Goal: Copy all lines below exactly as written. Leave pictures out.

[Begin Stored data]

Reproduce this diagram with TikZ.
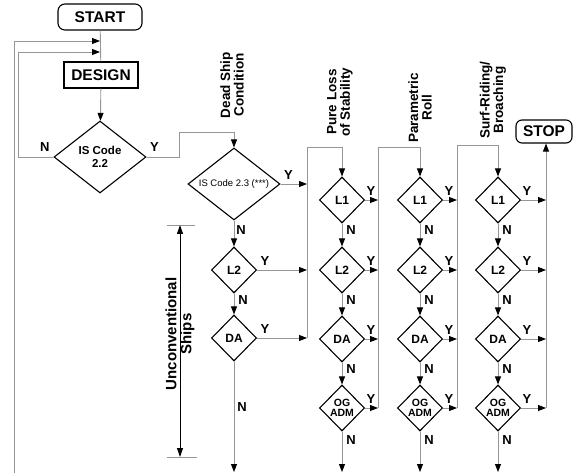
\documentclass[tikz,border=0pt]{standalone}
\usepackage{fontspec}
\setmainfont{Liberation Sans}
\usetikzlibrary{arrows.meta,shapes.geometric,calc}
\definecolor{linegray}{RGB}{150,150,150}

\begin{document}
\begin{tikzpicture}[x=1pt,y=-1pt,
  flow/.style={draw=linegray,line width=0.9pt},
  tip/.style={-{Triangle[length=8pt,width=6pt,color=black]}},
  box/.style={draw,line width=1.1pt,inner sep=0pt,font=\bfseries\fontsize{15.5}{17}\selectfont},
  dec/.style={diamond,draw,line width=1.1pt,inner sep=0pt,minimum width=45pt,minimum height=46pt,align=center,font=\bfseries\fontsize{12}{12}\selectfont},
  yn/.style={inner sep=0pt,font=\bfseries\fontsize{13}{13}\selectfont},
  yl/.style={yn,pos=0,anchor=south west,xshift=1pt,yshift=4pt},
  nl/.style={yn,pos=0,anchor=north west,xshift=4pt,yshift=-1.5pt},
  head/.style={rotate=90,align=center,font=\bfseries\fontsize{13.5}{13.5}\selectfont}]
  \useasboundingbox (0,0) rectangle (573,473);
  % boxes and the first two tests
  \node[box,rounded corners=7pt,minimum width=84pt,minimum height=26pt] (start) at (100,17) {START};
  \node[box,minimum width=74pt,minimum height=26pt] (design) at (101,75) {DESIGN};
  \node[dec,aspect=1.28,minimum width=92pt,minimum height=72pt,font=\bfseries\fontsize{11.5}{12.5}\selectfont] (is22) at (100,157) {IS Code\\2.2};
  \node[dec,aspect=1.28,minimum width=92pt,minimum height=72pt,font=\fontsize{9.5}{9.5}\selectfont] (is23) at (234,184) {IS Code 2.3 (***)};
  \node[dec] (c0l2) at (234,270) {L2};
  \node[dec] (c0da) at (234,338) {DA};
  \node[box,rounded corners=6pt,minimum width=56pt,minimum height=23pt] (stop) at (544,131.5) {STOP};
  \coordinate (in1) at (100,41); \coordinate (in2) at (100,52); \coordinate (loop) at (14,473);
  \coordinate (bar1) at (307,147); \coordinate (bar2) at (378,147); \coordinate (bar3) at (457,145); \coordinate (bar4) at (546,409);
  \coordinate (floor) at (0,472);
  % headings
  \node[head] (hdead) at (232,85) {Dead Ship\\Condition};
  \node[head] (hpure) at (340,102) {Pure Loss\\of Stability};
  \node[head] (hpar) at (420,108) {Parametric\\Roll};
  \node[head] (hsurf) at (493,100) {Surf-Riding/\\Broaching};
  % main line
  \draw[flow] (start) -- (design);
  \draw[flow,tip] (design) -- (is22);
  \draw[flow,tip] (loop) |- (in1);
  \draw[flow,tip] (is22.west) -- node[yn,pos=0,anchor=south east,xshift=-3.5pt,yshift=5.5pt]{N} ++(-35,0) |- (in2);
  \draw[flow,tip] (is22.east) -- node[yn,pos=0,anchor=south west,xshift=3pt,yshift=5pt]{Y} ++(33,0) |- ([yshift=15pt]is23.north) -- (is23.north);
  \draw[flow,tip] (is23) -- node[nl,xshift=-2pt,yshift=-3pt]{N} (c0l2);
  \draw[flow,tip] (c0l2) -- node[nl]{N} (c0da);
  \draw[flow,tip] (c0da) -- node[yn,pos=0.41,anchor=west,xshift=3pt]{N} (c0da |- floor);
  \draw[flow,tip] (is23.east) -- node[yl,xshift=2pt]{Y} (is23.east -| bar1);
  \foreach \d in {c0l2,c0da} \draw[flow,tip] (\d.east) -- node[yl,xshift=2pt]{Y} (\d.east -| bar1);
  % the three criteria columns
  \foreach \c/\x/\n in {1/342/2,2/420/3,3/498/4}{
    \node[dec] (c\c-l1) at (\x,200) {L1};
    \node[dec] (c\c-l2) at (\x,270) {L2};
    \node[dec] (c\c-da) at (\x,339) {DA};
    \node[dec,font=\bfseries\fontsize{10.5}{10.5}\selectfont] (c\c-og) at (\x,408) {OG\\ADM};
    \draw[flow,tip] (c\c-l1) -- node[nl]{N} (c\c-l2);
    \draw[flow,tip] (c\c-l2) -- node[nl]{N} (c\c-da);
    \draw[flow,tip] (c\c-da) -- node[nl]{N} (c\c-og);
    \draw[flow,tip] (c\c-og) -- node[nl,yshift=-2pt]{N} (c\c-og |- floor);
    \foreach \r in {l1,l2,da,og} \draw[flow,tip] (c\c-\r.east) -- node[yl]{Y} (c\c-\r.east -| bar\n);
  }
  % bars that feed the next column
  \draw[flow,tip] (bar1 |- c0da.east) -- (bar1) -| (c1-l1.north);
  \draw[flow,tip] (bar2 |- c1-og.east) -- (bar2) -| (c2-l1.north);
  \draw[flow,tip] (bar3 |- c2-og.east) -- (bar3) -| (c3-l1.north);
  \draw[flow,tip] (bar4 |- c3-og.east) -- (bar4 |- stop.south);
  % unconventional ships range
  \coordinate (dimtop) at (180,225); \coordinate (dimbot) at (180,457);
  \draw[flow,line width=0.7pt] ([xshift=-13pt]dimtop) -- ([xshift=15pt]dimtop);
  \draw[flow,line width=0.7pt] ([xshift=-13pt]dimbot) -- ([xshift=17pt]dimbot);
  \draw[line width=1pt,{Triangle[length=9pt,width=6pt]}-{Triangle[length=9pt,width=6pt]}] (dimtop) -- node[head,pos=0.47,font=\bfseries\fontsize{15}{15}\selectfont]{Unconventional\\Ships} (dimbot);
\end{tikzpicture}
\end{document}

[End Stored data]

Worked solution:
Reproduce this diagram with TikZ.
\documentclass[tikz,border=0pt]{standalone}
\usepackage{fontspec}
\setmainfont{Liberation Sans}
\usetikzlibrary{arrows.meta,shapes.geometric,calc}
\definecolor{linegray}{RGB}{150,150,150}

\begin{document}
\begin{tikzpicture}[x=1pt,y=-1pt,
  flow/.style={draw=linegray,line width=0.9pt},
  tip/.style={-{Triangle[length=8pt,width=6pt,color=black]}},
  box/.style={draw,line width=1.1pt,inner sep=0pt,font=\bfseries\fontsize{15.5}{17}\selectfont},
  dec/.style={diamond,draw,line width=1.1pt,inner sep=0pt,minimum width=45pt,minimum height=46pt,align=center,font=\bfseries\fontsize{12}{12}\selectfont},
  yn/.style={inner sep=0pt,font=\bfseries\fontsize{13}{13}\selectfont},
  yl/.style={yn,pos=0,anchor=south west,xshift=1pt,yshift=4pt},
  nl/.style={yn,pos=0,anchor=north west,xshift=4pt,yshift=-1.5pt},
  head/.style={rotate=90,align=center,font=\bfseries\fontsize{13.5}{13.5}\selectfont}]
  \useasboundingbox (0,0) rectangle (573,473);
  % boxes and the first two tests
  \node[box,rounded corners=7pt,minimum width=84pt,minimum height=26pt] (start) at (100,17) {START};
  \node[box,minimum width=74pt,minimum height=26pt] (design) at (101,75) {DESIGN};
  \node[dec,aspect=1.28,minimum width=92pt,minimum height=72pt,font=\bfseries\fontsize{11.5}{12.5}\selectfont] (is22) at (100,157) {IS Code\\2.2};
  \node[dec,aspect=1.28,minimum width=92pt,minimum height=72pt,font=\fontsize{9.5}{9.5}\selectfont] (is23) at (234,184) {IS Code 2.3 (***)};
  \node[dec] (c0l2) at (234,270) {L2};
  \node[dec] (c0da) at (234,338) {DA};
  \node[box,rounded corners=6pt,minimum width=56pt,minimum height=23pt] (stop) at (544,131.5) {STOP};
  \coordinate (in1) at (100,41); \coordinate (in2) at (100,52); \coordinate (loop) at (14,473);
  \coordinate (bar1) at (307,147); \coordinate (bar2) at (378,147); \coordinate (bar3) at (457,145); \coordinate (bar4) at (546,409);
  \coordinate (floor) at (0,472);
  % headings
  \node[head] (hdead) at (232,85) {Dead Ship\\Condition};
  \node[head] (hpure) at (340,102) {Pure Loss\\of Stability};
  \node[head] (hpar) at (420,108) {Parametric\\Roll};
  \node[head] (hsurf) at (493,100) {Surf-Riding/\\Broaching};
  % main line
  \draw[flow] (start) -- (design);
  \draw[flow,tip] (design) -- (is22);
  \draw[flow,tip] (loop) |- (in1);
  \draw[flow,tip] (is22.west) -- node[yn,pos=0,anchor=south east,xshift=-3.5pt,yshift=5.5pt]{N} ++(-35,0) |- (in2);
  \draw[flow,tip] (is22.east) -- node[yn,pos=0,anchor=south west,xshift=3pt,yshift=5pt]{Y} ++(33,0) |- ([yshift=15pt]is23.north) -- (is23.north);
  \draw[flow,tip] (is23) -- node[nl,xshift=-2pt,yshift=-3pt]{N} (c0l2);
  \draw[flow,tip] (c0l2) -- node[nl]{N} (c0da);
  \draw[flow,tip] (c0da) -- node[yn,pos=0.41,anchor=west,xshift=3pt]{N} (c0da |- floor);
  \draw[flow,tip] (is23.east) -- node[yl,xshift=2pt]{Y} (is23.east -| bar1);
  \foreach \d in {c0l2,c0da} \draw[flow,tip] (\d.east) -- node[yl,xshift=2pt]{Y} (\d.east -| bar1);
  % the three criteria columns
  \foreach \c/\x/\n in {1/342/2,2/420/3,3/498/4}{
    \node[dec] (c\c-l1) at (\x,200) {L1};
    \node[dec] (c\c-l2) at (\x,270) {L2};
    \node[dec] (c\c-da) at (\x,339) {DA};
    \node[dec,font=\bfseries\fontsize{10.5}{10.5}\selectfont] (c\c-og) at (\x,408) {OG\\ADM};
    \draw[flow,tip] (c\c-l1) -- node[nl]{N} (c\c-l2);
    \draw[flow,tip] (c\c-l2) -- node[nl]{N} (c\c-da);
    \draw[flow,tip] (c\c-da) -- node[nl]{N} (c\c-og);
    \draw[flow,tip] (c\c-og) -- node[nl,yshift=-2pt]{N} (c\c-og |- floor);
    \foreach \r in {l1,l2,da,og} \draw[flow,tip] (c\c-\r.east) -- node[yl]{Y} (c\c-\r.east -| bar\n);
  }
  % bars that feed the next column
  \draw[flow,tip] (bar1 |- c0da.east) -- (bar1) -| (c1-l1.north);
  \draw[flow,tip] (bar2 |- c1-og.east) -- (bar2) -| (c2-l1.north);
  \draw[flow,tip] (bar3 |- c2-og.east) -- (bar3) -| (c3-l1.north);
  \draw[flow,tip] (bar4 |- c3-og.east) -- (bar4 |- stop.south);
  % unconventional ships range
  \coordinate (dimtop) at (180,225); \coordinate (dimbot) at (180,457);
  \draw[flow,line width=0.7pt] ([xshift=-13pt]dimtop) -- ([xshift=15pt]dimtop);
  \draw[flow,line width=0.7pt] ([xshift=-13pt]dimbot) -- ([xshift=17pt]dimbot);
  \draw[line width=1pt,{Triangle[length=9pt,width=6pt]}-{Triangle[length=9pt,width=6pt]}] (dimtop) -- node[head,pos=0.47,font=\bfseries\fontsize{15}{15}\selectfont]{Unconventional\\Ships} (dimbot);
\end{tikzpicture}
\end{document}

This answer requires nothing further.